Die baldige Sendung, mein Theuerster, des versprochenen Gesteins hat mich höchlich erfreut und zugleich überrascht, denn ich ergab mich schon in Ihren Gedanken, den ich für sehr glücklich hielt, man habe den kohlendeckenden Sandstein mit überbliebenen Pflanzenspuren für gegliderten Quarz gehalten und genannt. Nun aber sehe ich ein merkwürdiges Stück, welches man in einem gewissen Sinne porphyrartig nennen könnte, denn in einem körnigen, bis in seine kleinsten Theile kristallisierten Quarzgestein, bildeten sich etwas festere, aus der Masse wohl auszulösende Stücke, aus ihr selbst geformt. Es ist mir noch nicht vorgekommen, ob ich gleich Analoges kenne, wovon ich auch instructive Stücke mittheilen kann. Wunsch und Bitte geht nun aber dahin, daß Sie mir noch ein tüchtiges Stück oder einige verschaffen mögen, um Freunde an dieser wieder aufgefundenen Seltenheit billigen Theil nehmen zu lassen.

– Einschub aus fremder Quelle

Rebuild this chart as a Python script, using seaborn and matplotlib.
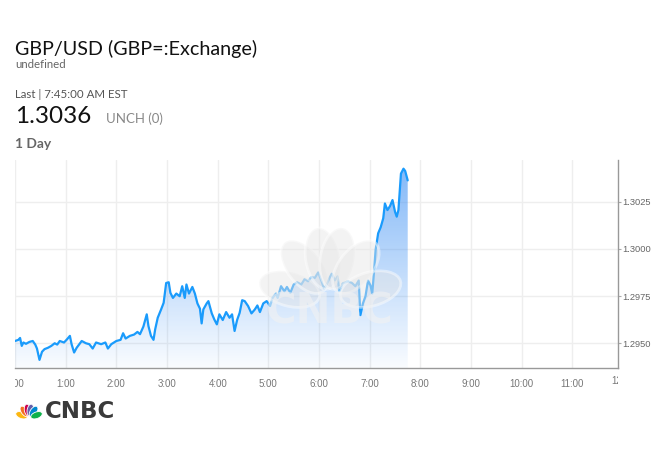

Herr Major v. Staff besucht mich so eben und ich bedaure Sie, einen so braven Nachbar und Theilnehmer verloren zu haben; er sah Italien im militarisch- politischen Sinne zu bedeutender Zeit und entschiedener guter Gelegenheit, hielt alles fest und zur Mittheilung und Beurtheilung bereit und gegenwärtig.

[177] Der Urstier ist bis auf wenige Knöchelchen beysammen, das Fehlende kunstgemäß ersetzt, und so steht er zum Erstaunen von jedermann, denn die Vergleichung ist sehr auffallend mit dem Skelett eines bey uns schon groß gehaltenen Ochsen. Die Länge jenes Colossen von der Mitte zwischen den Hörnern bis zum Ende des Beckens sind 8 Leipziger Fuß und 8 1/2 Zoll, die vordere Höhe 6 Fuß 5 1/2 Zoll, die hintere Höhe 5 Fuß 6 1/2 Zoll; im lebendigen Zustande muß alles größer gewesen seyn, da ja die Knorpel fehlen und die Knochen selbst etwas müssen verloren haben.

Doctor Rayslers Programm habe mit Vergnügen gelesen; es ist immer höchst merkwürdig zu vernehmen, wie die Menschen mit demjenigen gebahren, was man ihnen mittheilt.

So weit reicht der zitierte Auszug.